▸ WHAT IS NEEDED:
Report only how many lines of the entries below contain the string "matplotlib".

*****

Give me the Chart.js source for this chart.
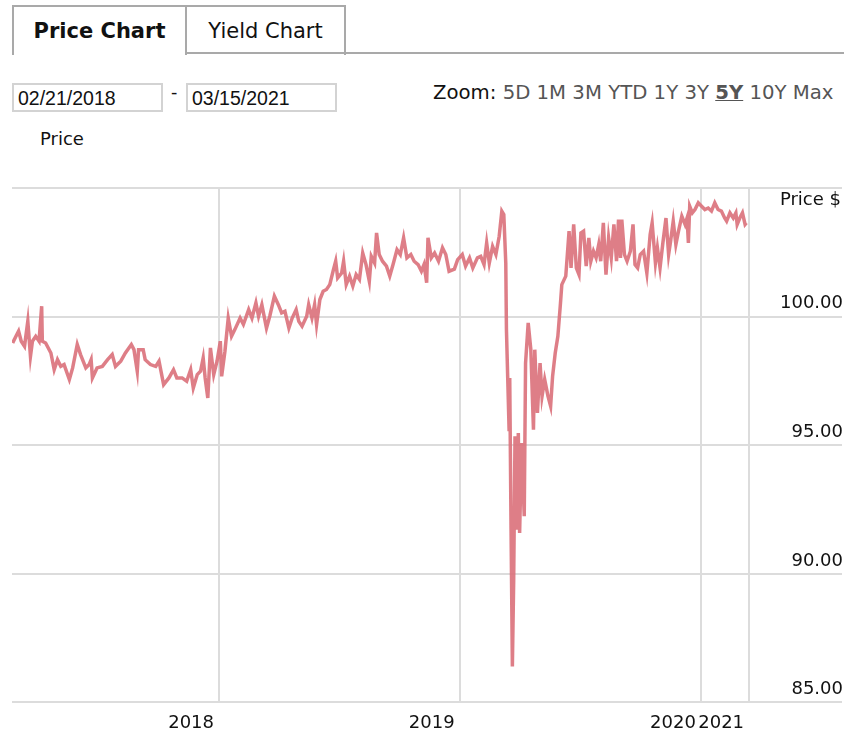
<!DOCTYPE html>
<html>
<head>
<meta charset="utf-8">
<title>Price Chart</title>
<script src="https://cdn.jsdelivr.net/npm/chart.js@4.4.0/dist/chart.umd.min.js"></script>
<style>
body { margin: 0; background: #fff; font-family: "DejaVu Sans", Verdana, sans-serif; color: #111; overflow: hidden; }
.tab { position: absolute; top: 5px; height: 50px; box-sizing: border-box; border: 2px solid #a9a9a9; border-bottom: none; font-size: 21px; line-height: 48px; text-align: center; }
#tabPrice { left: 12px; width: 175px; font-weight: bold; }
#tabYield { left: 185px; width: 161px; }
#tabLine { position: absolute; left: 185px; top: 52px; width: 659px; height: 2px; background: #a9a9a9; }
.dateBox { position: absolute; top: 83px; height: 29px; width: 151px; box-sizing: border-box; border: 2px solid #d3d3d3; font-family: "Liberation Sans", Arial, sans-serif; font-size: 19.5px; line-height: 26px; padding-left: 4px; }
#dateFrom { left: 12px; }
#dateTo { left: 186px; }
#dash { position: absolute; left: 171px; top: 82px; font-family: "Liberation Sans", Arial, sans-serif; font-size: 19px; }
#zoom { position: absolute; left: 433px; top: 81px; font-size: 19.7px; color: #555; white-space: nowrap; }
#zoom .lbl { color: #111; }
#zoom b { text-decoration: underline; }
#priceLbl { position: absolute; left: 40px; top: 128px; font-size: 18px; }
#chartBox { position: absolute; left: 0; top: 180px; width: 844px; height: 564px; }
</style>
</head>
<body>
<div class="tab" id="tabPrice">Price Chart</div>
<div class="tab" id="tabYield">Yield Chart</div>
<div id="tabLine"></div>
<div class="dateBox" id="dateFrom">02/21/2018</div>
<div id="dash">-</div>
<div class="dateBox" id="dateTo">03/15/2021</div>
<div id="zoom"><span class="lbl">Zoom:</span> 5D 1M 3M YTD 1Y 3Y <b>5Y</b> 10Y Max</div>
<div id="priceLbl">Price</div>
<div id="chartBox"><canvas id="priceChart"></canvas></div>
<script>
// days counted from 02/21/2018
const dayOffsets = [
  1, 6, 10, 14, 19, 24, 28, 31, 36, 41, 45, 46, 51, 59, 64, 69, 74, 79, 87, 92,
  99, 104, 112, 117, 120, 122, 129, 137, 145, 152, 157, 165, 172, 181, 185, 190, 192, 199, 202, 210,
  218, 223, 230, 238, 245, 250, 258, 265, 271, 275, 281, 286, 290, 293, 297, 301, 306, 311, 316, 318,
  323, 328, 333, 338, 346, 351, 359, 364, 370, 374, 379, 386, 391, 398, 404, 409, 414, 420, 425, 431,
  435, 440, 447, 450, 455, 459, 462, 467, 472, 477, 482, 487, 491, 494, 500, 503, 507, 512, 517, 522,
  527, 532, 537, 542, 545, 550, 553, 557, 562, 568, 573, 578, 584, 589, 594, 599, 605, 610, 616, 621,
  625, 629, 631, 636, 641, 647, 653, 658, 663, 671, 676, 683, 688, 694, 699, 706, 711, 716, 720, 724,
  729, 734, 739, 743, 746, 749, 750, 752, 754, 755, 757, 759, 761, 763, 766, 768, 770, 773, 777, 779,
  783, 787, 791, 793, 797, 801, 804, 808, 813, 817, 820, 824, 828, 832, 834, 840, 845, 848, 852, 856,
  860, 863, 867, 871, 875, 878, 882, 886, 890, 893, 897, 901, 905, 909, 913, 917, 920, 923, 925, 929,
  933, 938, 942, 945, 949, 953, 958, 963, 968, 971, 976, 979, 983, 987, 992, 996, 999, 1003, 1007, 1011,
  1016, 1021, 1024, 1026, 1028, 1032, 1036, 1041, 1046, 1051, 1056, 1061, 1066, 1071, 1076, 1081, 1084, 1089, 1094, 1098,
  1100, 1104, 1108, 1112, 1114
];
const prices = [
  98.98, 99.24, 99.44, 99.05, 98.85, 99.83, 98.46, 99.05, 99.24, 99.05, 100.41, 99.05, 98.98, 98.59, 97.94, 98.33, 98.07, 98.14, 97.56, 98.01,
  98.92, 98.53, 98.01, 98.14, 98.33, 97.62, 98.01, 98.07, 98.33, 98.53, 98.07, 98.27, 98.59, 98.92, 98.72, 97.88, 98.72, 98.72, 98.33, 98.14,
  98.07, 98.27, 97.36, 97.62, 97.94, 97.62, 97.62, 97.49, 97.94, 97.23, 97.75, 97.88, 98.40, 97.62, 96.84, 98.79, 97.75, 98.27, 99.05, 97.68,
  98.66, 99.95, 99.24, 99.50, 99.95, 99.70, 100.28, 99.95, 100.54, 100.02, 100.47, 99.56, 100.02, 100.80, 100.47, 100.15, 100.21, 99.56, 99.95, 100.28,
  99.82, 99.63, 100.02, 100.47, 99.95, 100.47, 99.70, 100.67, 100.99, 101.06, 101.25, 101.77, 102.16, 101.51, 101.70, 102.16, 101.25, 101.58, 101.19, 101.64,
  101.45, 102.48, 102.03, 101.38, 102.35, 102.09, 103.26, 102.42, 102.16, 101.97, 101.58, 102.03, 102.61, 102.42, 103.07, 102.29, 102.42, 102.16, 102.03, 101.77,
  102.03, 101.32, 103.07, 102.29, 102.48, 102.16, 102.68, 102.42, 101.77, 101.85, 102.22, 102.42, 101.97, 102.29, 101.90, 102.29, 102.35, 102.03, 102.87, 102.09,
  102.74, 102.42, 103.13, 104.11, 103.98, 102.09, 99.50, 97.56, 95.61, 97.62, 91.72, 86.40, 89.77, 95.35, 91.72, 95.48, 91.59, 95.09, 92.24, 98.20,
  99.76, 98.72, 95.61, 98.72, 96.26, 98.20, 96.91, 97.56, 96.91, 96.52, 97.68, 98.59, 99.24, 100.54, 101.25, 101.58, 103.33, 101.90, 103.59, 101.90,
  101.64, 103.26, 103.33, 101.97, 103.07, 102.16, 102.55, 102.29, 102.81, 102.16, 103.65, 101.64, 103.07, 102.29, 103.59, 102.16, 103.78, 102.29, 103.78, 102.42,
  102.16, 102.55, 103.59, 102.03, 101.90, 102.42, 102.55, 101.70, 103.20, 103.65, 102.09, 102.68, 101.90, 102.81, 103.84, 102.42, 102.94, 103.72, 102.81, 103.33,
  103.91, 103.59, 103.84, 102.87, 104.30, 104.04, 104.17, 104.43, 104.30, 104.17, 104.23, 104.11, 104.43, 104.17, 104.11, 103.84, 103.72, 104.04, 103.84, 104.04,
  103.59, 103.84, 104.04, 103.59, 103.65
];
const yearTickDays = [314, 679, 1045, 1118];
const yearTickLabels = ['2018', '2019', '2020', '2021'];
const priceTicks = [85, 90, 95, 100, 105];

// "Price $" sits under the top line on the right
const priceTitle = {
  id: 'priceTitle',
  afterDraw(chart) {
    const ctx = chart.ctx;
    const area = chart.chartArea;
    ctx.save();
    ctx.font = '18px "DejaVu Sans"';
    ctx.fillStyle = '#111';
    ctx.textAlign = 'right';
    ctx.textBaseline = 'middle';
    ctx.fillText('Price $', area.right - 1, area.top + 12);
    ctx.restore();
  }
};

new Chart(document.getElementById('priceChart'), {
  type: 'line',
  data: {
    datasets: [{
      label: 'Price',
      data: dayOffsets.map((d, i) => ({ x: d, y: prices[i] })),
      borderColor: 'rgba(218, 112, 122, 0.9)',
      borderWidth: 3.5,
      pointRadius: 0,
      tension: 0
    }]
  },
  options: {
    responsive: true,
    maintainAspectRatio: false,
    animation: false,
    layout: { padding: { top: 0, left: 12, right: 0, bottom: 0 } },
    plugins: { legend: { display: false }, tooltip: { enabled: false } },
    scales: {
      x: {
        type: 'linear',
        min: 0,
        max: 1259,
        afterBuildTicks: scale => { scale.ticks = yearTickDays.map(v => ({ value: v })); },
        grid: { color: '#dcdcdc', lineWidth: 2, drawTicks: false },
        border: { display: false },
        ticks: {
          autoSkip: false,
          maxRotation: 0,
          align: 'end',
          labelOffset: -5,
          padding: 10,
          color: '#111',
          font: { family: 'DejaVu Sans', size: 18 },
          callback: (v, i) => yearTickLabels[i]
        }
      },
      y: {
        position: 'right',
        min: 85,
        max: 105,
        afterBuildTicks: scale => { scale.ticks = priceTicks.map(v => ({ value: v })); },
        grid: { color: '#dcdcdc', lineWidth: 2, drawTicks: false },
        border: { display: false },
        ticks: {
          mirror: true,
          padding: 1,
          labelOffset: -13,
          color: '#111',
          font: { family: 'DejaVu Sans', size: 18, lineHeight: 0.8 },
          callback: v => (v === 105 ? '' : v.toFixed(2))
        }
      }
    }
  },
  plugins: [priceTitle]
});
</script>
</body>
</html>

*****

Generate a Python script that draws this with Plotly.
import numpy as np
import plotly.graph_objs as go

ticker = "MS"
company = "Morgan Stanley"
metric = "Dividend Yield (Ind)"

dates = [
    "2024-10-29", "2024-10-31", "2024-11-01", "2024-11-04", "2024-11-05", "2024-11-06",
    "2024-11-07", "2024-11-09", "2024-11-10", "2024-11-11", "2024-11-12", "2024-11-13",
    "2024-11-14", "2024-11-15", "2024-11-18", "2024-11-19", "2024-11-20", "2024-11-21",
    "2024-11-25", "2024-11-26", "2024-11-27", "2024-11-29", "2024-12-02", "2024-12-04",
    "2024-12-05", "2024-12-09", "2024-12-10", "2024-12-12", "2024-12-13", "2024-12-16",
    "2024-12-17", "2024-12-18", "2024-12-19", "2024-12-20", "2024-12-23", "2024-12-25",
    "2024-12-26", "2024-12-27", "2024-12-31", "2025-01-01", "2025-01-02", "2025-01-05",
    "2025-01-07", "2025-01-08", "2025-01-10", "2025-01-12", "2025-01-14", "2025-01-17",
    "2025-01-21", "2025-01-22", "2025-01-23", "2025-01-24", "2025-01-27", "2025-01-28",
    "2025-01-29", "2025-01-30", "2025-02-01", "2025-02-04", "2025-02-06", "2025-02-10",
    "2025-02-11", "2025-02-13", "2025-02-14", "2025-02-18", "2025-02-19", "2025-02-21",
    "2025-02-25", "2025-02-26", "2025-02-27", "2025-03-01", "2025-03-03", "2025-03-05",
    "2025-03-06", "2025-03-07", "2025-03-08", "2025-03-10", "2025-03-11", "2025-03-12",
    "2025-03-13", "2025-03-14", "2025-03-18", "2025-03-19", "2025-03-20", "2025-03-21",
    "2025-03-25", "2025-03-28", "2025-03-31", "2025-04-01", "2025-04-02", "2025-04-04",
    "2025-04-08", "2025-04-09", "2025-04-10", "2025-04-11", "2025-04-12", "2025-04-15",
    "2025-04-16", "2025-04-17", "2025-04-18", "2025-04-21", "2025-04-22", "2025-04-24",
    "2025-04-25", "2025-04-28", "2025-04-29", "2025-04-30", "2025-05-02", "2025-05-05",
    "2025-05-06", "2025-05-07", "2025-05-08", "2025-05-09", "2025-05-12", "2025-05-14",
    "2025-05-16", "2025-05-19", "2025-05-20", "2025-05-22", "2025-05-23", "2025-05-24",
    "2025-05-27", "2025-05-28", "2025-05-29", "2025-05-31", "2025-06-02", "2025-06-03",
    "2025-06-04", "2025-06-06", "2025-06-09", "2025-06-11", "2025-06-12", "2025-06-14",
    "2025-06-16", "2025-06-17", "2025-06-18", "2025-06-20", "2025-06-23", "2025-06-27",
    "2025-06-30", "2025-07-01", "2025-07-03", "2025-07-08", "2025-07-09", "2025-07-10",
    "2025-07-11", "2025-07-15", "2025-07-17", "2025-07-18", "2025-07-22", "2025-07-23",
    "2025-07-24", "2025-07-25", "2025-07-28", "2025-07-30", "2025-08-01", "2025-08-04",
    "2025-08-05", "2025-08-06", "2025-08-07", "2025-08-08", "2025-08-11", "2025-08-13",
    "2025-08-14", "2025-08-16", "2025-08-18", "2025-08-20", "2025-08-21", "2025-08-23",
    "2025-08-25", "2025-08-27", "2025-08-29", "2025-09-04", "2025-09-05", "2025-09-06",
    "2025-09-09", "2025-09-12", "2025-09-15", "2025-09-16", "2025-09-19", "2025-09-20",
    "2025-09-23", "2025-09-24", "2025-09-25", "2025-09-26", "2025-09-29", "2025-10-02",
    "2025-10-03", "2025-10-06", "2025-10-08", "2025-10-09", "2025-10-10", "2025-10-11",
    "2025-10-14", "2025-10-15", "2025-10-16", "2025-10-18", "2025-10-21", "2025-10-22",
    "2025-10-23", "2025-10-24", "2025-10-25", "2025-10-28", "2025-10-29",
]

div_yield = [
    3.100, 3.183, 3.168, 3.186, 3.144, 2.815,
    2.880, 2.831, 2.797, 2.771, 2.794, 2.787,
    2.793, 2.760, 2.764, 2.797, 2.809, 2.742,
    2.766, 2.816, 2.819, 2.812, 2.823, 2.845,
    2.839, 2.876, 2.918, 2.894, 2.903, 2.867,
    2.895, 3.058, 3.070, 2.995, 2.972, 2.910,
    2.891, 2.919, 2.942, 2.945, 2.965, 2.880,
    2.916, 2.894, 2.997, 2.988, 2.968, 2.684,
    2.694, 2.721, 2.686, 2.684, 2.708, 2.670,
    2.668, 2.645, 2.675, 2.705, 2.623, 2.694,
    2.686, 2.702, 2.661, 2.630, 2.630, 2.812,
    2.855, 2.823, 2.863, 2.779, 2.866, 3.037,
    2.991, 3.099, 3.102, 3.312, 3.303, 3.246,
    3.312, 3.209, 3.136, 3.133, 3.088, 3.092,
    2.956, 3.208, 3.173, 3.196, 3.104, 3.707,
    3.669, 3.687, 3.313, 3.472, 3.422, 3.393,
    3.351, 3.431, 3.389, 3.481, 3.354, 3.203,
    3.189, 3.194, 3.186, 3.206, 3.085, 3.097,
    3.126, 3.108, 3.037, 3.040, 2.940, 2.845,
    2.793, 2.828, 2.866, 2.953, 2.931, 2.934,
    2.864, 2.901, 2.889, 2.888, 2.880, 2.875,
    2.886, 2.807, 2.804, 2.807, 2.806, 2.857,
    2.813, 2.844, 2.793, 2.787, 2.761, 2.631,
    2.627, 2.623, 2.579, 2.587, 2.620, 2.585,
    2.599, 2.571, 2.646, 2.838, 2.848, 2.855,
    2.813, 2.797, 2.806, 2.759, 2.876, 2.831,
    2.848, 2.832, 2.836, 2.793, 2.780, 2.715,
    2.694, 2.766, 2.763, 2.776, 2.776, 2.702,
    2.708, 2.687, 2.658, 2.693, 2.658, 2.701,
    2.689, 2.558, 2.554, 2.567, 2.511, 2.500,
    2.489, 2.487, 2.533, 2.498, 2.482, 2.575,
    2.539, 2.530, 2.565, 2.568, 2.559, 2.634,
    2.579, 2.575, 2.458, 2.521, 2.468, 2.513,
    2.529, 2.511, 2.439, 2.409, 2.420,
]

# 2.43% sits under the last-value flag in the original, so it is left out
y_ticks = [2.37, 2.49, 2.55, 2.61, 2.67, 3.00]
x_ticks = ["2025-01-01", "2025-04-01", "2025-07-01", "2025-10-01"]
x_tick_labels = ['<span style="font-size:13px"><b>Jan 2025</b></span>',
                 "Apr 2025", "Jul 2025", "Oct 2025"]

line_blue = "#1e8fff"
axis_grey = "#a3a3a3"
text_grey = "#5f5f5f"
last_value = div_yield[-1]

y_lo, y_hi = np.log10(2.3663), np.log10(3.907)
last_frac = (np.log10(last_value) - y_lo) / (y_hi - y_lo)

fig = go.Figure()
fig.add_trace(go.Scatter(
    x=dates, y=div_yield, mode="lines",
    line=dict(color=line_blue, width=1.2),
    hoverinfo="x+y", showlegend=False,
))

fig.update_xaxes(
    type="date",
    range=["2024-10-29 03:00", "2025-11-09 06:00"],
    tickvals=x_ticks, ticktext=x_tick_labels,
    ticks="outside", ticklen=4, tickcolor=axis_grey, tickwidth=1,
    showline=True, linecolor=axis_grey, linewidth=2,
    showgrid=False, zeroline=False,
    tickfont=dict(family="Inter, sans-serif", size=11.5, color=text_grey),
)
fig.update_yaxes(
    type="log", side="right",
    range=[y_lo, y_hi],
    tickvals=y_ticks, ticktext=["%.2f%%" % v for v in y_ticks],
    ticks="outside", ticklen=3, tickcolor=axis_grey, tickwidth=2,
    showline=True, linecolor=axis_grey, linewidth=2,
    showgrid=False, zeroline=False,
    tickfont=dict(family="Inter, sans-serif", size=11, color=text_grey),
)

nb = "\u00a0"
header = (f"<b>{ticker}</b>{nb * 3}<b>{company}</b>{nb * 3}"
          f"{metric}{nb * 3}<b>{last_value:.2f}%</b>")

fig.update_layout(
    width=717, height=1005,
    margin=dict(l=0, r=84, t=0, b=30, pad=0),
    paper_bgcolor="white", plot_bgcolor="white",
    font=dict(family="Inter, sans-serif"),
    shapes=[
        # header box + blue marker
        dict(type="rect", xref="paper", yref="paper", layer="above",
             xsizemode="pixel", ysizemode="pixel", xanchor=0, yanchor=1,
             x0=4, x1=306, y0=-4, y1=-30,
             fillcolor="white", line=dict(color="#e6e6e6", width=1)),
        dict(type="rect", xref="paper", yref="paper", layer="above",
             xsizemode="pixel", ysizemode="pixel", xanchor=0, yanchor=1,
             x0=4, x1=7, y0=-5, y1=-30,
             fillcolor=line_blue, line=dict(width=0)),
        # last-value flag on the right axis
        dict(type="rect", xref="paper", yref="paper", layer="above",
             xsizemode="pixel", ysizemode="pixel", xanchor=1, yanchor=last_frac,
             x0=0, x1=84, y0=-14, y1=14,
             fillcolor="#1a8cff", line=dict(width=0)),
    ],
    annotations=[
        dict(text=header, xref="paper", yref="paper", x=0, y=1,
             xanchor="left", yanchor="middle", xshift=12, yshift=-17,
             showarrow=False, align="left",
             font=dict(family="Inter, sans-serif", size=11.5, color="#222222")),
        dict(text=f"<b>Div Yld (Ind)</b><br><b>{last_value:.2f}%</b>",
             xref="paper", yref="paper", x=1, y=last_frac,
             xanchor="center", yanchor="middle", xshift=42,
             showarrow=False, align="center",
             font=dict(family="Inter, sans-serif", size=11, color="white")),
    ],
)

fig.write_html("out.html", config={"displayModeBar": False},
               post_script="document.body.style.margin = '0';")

*****

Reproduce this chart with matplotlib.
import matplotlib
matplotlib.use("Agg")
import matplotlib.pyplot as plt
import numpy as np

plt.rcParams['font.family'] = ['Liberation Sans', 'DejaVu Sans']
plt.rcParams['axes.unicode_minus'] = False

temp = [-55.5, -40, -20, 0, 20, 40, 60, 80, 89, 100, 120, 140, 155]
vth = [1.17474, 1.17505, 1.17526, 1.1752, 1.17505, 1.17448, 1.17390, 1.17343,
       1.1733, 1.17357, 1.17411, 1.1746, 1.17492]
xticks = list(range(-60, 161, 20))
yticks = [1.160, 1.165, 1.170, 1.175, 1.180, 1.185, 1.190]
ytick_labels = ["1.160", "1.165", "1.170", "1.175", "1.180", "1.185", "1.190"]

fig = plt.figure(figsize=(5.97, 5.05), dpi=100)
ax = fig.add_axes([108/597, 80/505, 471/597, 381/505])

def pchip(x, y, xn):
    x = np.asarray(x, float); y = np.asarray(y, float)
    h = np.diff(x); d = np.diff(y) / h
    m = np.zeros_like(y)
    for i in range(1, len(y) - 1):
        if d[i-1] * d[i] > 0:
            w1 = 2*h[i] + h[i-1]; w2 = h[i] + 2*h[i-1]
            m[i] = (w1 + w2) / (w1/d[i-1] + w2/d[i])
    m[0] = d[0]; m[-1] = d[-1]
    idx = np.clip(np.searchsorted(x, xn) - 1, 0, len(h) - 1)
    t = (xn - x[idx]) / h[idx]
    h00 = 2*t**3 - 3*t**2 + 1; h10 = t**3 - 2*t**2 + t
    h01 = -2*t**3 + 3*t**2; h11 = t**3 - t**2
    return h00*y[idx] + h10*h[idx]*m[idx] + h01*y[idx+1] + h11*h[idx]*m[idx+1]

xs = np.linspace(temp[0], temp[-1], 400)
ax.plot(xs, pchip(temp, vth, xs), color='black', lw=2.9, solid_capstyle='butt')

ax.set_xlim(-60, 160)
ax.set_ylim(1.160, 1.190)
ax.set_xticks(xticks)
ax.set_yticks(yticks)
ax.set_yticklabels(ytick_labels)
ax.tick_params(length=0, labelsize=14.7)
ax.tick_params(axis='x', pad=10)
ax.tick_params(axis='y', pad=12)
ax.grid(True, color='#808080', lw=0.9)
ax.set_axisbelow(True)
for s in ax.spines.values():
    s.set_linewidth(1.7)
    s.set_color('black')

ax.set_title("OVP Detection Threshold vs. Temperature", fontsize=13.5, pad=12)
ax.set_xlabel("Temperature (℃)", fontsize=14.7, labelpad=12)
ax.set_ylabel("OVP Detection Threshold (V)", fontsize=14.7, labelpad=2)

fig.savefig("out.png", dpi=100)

*****

▸ REPLY:
4